Many of Kellgren’s designs from Grendel are forgotten but revived by KelTec. Grendel developed the P30M, a .22 Magnum pistol that held 30 rounds. That sounds a lot like the PMR-30 to me. The Sub 9 seemingly got the same treatment, but the turnaround time was much shorter. 

If you start searching for the Sub 9, it doesn’t generate many results. The Wikipedia pages for the Sub 2000 lack any mention of the Sub 9, and the KelTec Wikipedia page mentions it once. If we assume production started in 1998, it was only another three years until the first gen of the Sub 2000 was produced. 

KelTec doesn’t rush production, and until recently, it was often tough to get your hands on most KelTec weapons. It’s unlikely KelTec produced many of them. Using the Wayback machine, I can go to KelTec’s earliest website incarnation, which was in 1998. They had an AOL email address, which might not resonate with some of our Zoomer readers but seriously dates the website. 

The website only lists two guns, the P-11 and the Sub 9. The information is scarce, and the photos are tiny. I hit fast forward and went to KelTec’s website in 2000 for more information. KelTec still maintains a manual for the gun on its website, which was also helpful. 

To no one’s surprise, the KelTec Sub 9 was a simple blowback-operated pistol caliber carbine available in 9mm and .40 S&W. The rifle folded in half, just like the Sub 2000 series, and could use magazines from Beretta, Glock, and S&W third-generation handguns. The grip assemblies could even be exchanged to swap magazine types. 

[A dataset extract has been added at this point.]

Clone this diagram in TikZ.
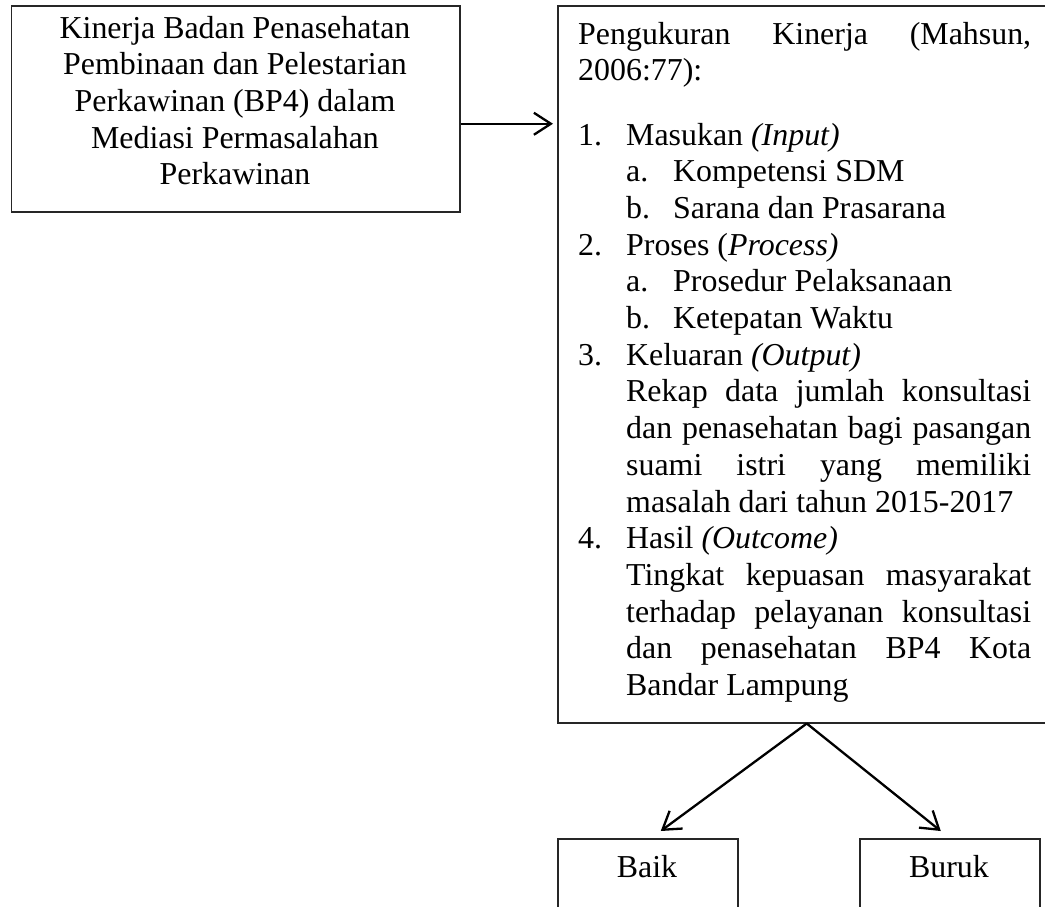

The big difference came down to the gun’s materials. While we all know the Sub 2000 uses polymer wherever it can, the Sub 9 used aircraft-grade aluminum. The majority of the weapon was made from metal and CNC machined. Additionally, the edges are slightly rounder, and the gun looks a bit bulkier. The bolt housing lacked a hold-open slot. KelTec also states the handguard stores batteries and other devices, but it’s unclear how. The gun weighed half a pound more than the first-gen Sub 2000 series. 

The price was the most significant difference the user would note between the two guns. In 1998, the Sub 9 had an MSRP of $700, which, when adjusted for inflation, equals almost $1,400. Imagine spying $1,400 for a blowback-operated 9mm PCC. Who did these people think they were? Christensen Arms? 


Fast forward to 2001, and the Sub 2000 was in production, and the MSRP was a mere $383. Talk about the power of polymer! The Sub 9’s big problem was that high price point. That’s a tough sell, and even these days, you have to do something fancy to get that kind of money for a pistol-caliber carbine. 

The KelTec Sub 9 was too expensive to succeed, but it paved the way for an affordable, easy-handling PCC that helped jump-start an entire genre of firearms.